Quote-tweeting a post from High Yield—another well-known enthusiast—he said "It's NOT a giant for gaming. It is GR212. As you see, GR100 is based on two GR102, looks the same as GB100." Based on NVIDIA's model names, that would suggest that the Rubin CPX chip is not only a second-generation Rubin chip, but in fact a specialized revision of that chip; the first digit usually refers to major architectural revisions, while the second digit typically refers to a specialized variant intended for compute usage.
We say that, but the last chip to actually use a 1 in the second place was the famous GK110 used in the original GeForce GTX TITAN card, among other accelerators. That chip indeed featured special enhancements to accelerate FP64 compute versus the standard Kepler architecture. We haven't seen anything with a 1 in the tens position in a long time, but given that Rubin CPX is stated to have absolutely massive compute throughput, it would make sense.
According to the leaker, while the GR212 chip for Rubin CPX isn't coming to GeForce, it's a very close relative of the parts that are. Responding to a question from yet another well-known enthusiast, 포시포시 (@harukaze5719), he says that the GR20x family of processors will form the basis of NVIDIA's next GeForce family. That's not exactly surprising; NVIDIA is famously a "one-architecture company", meaning that it has historically rolled out a single architecture at a time for its business and gaming products. Given that, RTX 60 series will naturally be Rubin-based.

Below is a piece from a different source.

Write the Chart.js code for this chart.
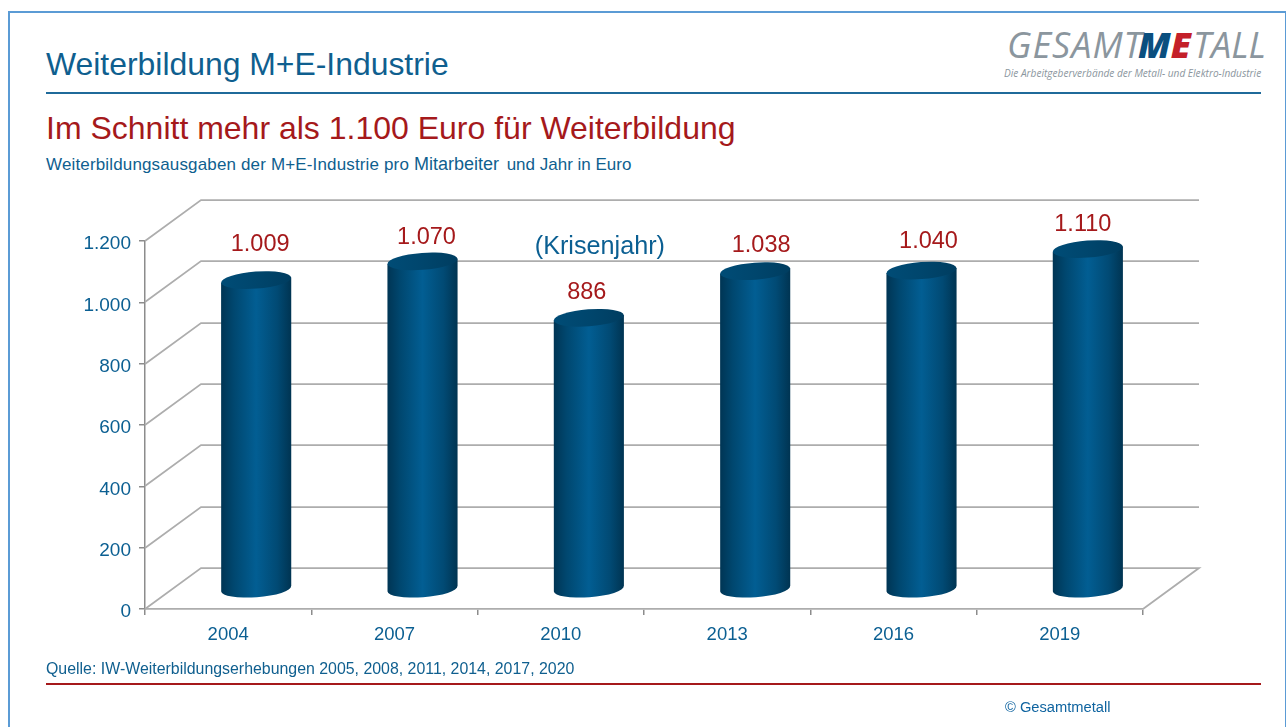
<!DOCTYPE html>
<html lang="de">

<head>
    <meta charset="UTF-8">
    <title>Weiterbildung M+E-Industrie</title>
    <script src="https://cdn.jsdelivr.net/npm/chart.js@4"></script>
    <style>
        html, body { margin: 0; padding: 0; background: #fff; overflow: hidden; }
        body { width: 1288px; height: 727px; position: relative; font-family: "Liberation Sans", Arial, sans-serif; }
        #chart { position: absolute; left: 0; top: 0; }
        .txt { position: absolute; white-space: nowrap; line-height: 1; }
        .rule { position: absolute; left: 46px; width: 1215px; height: 2px; }
        #frame { position: absolute; left: 8px; top: 11px; width: 1278px; height: 730px; border: 2px solid #5b9bd5; border-right-width: 1px; box-sizing: border-box; }
        #logo1, #logo2, #logo3 { font-family: "Open Sans", sans-serif; font-style: italic; font-size: 36px; color: #8b969e; top: 27px; }
        #logo1 { letter-spacing: 1px; }
        #logo2 { font-weight: 800; }
        #logo2 .m { color: #0b4f7f; }
        #logo2 .e { color: #c4202a; }
    </style>
</head>

<body>
    <div id="frame"></div>

    <div class="txt" style="left:46px;top:49px;font-size:31.9px;color:#0f5f8f">Weiterbildung M+E-Industrie</div>
    <div class="rule" style="top:92px;background:#1f6a9a"></div>

    <div class="txt" id="logo1" style="left:1007px">GESAMT</div>
    <div class="txt" id="logo2" style="left:1138px"><span class="m">M</span><span class="e">E</span></div>
    <div class="txt" id="logo3" style="left:1193px">TALL</div>
    <div class="txt" style="left:1004px;top:68px;font-family:'Open Sans',sans-serif;font-style:italic;font-size:10.1px;color:#8b969e">Die Arbeitgeberverbände der Metall- und Elektro-Industrie</div>

    <div class="txt" style="left:46px;top:112px;font-size:32px;color:#a5191b">Im Schnitt mehr als 1.100 Euro für Weiterbildung</div>
    <div class="txt" style="left:46px;top:155px;font-size:17px;color:#0f5f8f"><span style="letter-spacing:.15px">Weiterbildungsausgaben der M+E-Industrie pro </span><span style="font-size:18px;margin-right:3px">Mitarbeiter</span> und Jahr in Euro</div>

    <canvas id="chart" width="1288" height="727"></canvas>

    <div class="txt" style="left:46px;top:661px;font-size:15.9px;color:#0f5f8f">Quelle: IW-Weiterbildungserhebungen 2005, 2008, 2011, 2014, 2017, 2020</div>
    <div class="rule" style="top:683px;background:#a5191b"></div>
    <div class="txt" style="left:1005px;top:700px;font-size:14.7px;color:#0f64a0">© Gesamtmetall</div>

    <script>
        const years = ['2004', '2007', '2010', '2013', '2016', '2019'];
        const spending = [1009, 1070, 886, 1038, 1040, 1110];
        const yTicks = [0, 200, 400, 600, 800, 1000, 1200];
        const note = '(Krisenjahr)';
        const noteYear = '2010';

        // 3D look: depth of the floor and how far the bars sit into it
        const depthX = 56, depthY = -41;
        const barLift = -19.5;
        const tilt = -0.075, capRy = 8.5;
        // hand placed value labels, same as in the original slide [dx, dy]
        const labelNudge = [[4, -35], [4, -23], [-2, -24], [6, -25], [7, -28], [-5, -24]];

        const blue = '#0b5f92', red = '#a5191b', gridGrey = '#adadad';

        const fmt = v => v >= 1000 ? String(v).replace(/(\d)(\d{3})$/, '$1.$2') : String(v);

        // bar element drawn as a cylinder, sits half way into the floor
        class CylinderBar extends Chart.BarElement {
            static id = 'cylinderBar';
            draw(ctx) {
                const { x, y, base, width } = this.getProps(['x', 'y', 'base', 'width']);
                const cx = x + depthX / 2, top = y + barLift, bot = base + barLift;
                const rx = width / 2, dy = Math.sin(tilt) * rx;

                const body = ctx.createLinearGradient(cx - rx, 0, cx + rx, 0);
                body.addColorStop(0, '#003554');
                body.addColorStop(0.18, '#00476f');
                body.addColorStop(0.5, '#025e93');
                body.addColorStop(0.8, '#014a74');
                body.addColorStop(1, '#003452');

                ctx.save();
                ctx.fillStyle = body;
                ctx.beginPath();
                ctx.moveTo(cx - rx, top - dy);
                ctx.lineTo(cx + rx, top + dy);
                ctx.lineTo(cx + rx, bot + dy);
                ctx.ellipse(cx, bot, rx, capRy, tilt, 0, Math.PI);
                ctx.closePath();
                ctx.fill();

                const cap = ctx.createLinearGradient(cx - rx, 0, cx + rx, 0);
                cap.addColorStop(0, '#004c76');
                cap.addColorStop(0.5, '#00466d');
                cap.addColorStop(1, '#003d60');
                ctx.fillStyle = cap;
                ctx.beginPath();
                ctx.ellipse(cx, top, rx, capRy, tilt, 0, Math.PI * 2);
                ctx.fill();
                ctx.restore();
            }
        }

        class CylinderController extends Chart.BarController {
            static id = 'cylinder';
            static defaults = { ...Chart.BarController.defaults, dataElementType: 'cylinderBar' };
        }

        Chart.register(CylinderBar, CylinderController);

        const walls = {
            id: 'walls',
            beforeDatasetsDraw(chart) {
                const { ctx, scales: { x, y } } = chart;
                ctx.save();
                ctx.strokeStyle = gridGrey;
                ctx.lineWidth = 1.75;
                yTicks.forEach(v => {
                    const py = Math.round(y.getPixelForValue(v));
                    ctx.beginPath();
                    ctx.moveTo(x.left, py);
                    ctx.lineTo(x.left + depthX, py + depthY);
                    ctx.lineTo(x.right + depthX, py + depthY);
                    if (v === 0) ctx.lineTo(x.right, py);
                    ctx.stroke();
                });
                ctx.restore();
            }
        };

        const valueLabels = {
            id: 'valueLabels',
            afterDatasetsDraw(chart) {
                const { ctx, scales: { x, y } } = chart;
                ctx.save();
                ctx.font = '23.5px "Liberation Sans"';
                ctx.textAlign = 'center';
                ctx.textBaseline = 'middle';
                ctx.fillStyle = red;
                spending.forEach((v, i) => {
                    const px = x.getPixelForValue(i) + depthX / 2 + labelNudge[i][0];
                    const py = y.getPixelForValue(v) + depthY / 2 + labelNudge[i][1];
                    ctx.fillText(fmt(v), px, py);
                });
                ctx.fillStyle = blue;
                ctx.font = '25.2px "Liberation Sans"';
                const n = years.indexOf(noteYear);
                ctx.fillText(note, x.getPixelForValue(n) + 39, y.getPixelForValue(1200) + 6);
                ctx.restore();
            }
        };

        new Chart(document.getElementById('chart'), {
            type: 'cylinder',
            data: {
                labels: years,
                datasets: [{
                    data: spending,
                    barPercentage: 1,
                    categoryPercentage: 70 / 166,
                    clip: false
                }]
            },
            options: {
                responsive: false,
                animation: false,
                layout: { padding: { left: 79, right: 145, top: 241, bottom: 78 } },
                plugins: { legend: { display: false }, tooltip: { enabled: false } },
                scales: {
                    x: {
                        offset: true,
                        afterFit(s) { s.height = 40; },
                        grid: { drawOnChartArea: false, offset: true, tickLength: 6, color: '#8c8c8c', lineWidth: 1.5 },
                        border: { color: '#adadad', width: 1.75 },
                        ticks: { color: blue, font: { family: 'Liberation Sans', size: 18.5 }, padding: 9, maxRotation: 0 }
                    },
                    y: {
                        min: 0,
                        max: 1200,
                        afterFit(s) { s.width = 66; },
                        afterBuildTicks(s) { s.ticks = yTicks.map(v => ({ value: v })); },
                        grid: { drawOnChartArea: false, tickLength: 6, color: '#8c8c8c', lineWidth: 1.5 },
                        border: { color: '#8c8c8c', width: 1.5 },
                        ticks: { color: blue, font: { family: 'Liberation Sans', size: 19 }, padding: 8, labelOffset: 3, callback: v => fmt(v) }
                    }
                }
            },
            plugins: [walls, valueLabels]
        });
    </script>
</body>

</html>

But when? Well, it's too early to say with any authority, but that hasn't stopped kopite7kimi from claiming that NVIDIA's release window target is the second half of 2027. If he's correct, then that means you've got at least 18 months, give or take, before new NVIDIA GPUs will be available, and that's if timelines don't slip as they are wont to do, especially during market anomalies like the current DRAM shortage.
In other words, if you're eyeing a GPU upgrade, given that the memory shortage isn't expected to ease up this whole year, you might want to go ahead and jump on that as soon as possible. Prices are already rising, so you're not likely to find a better deal for the rest of the year.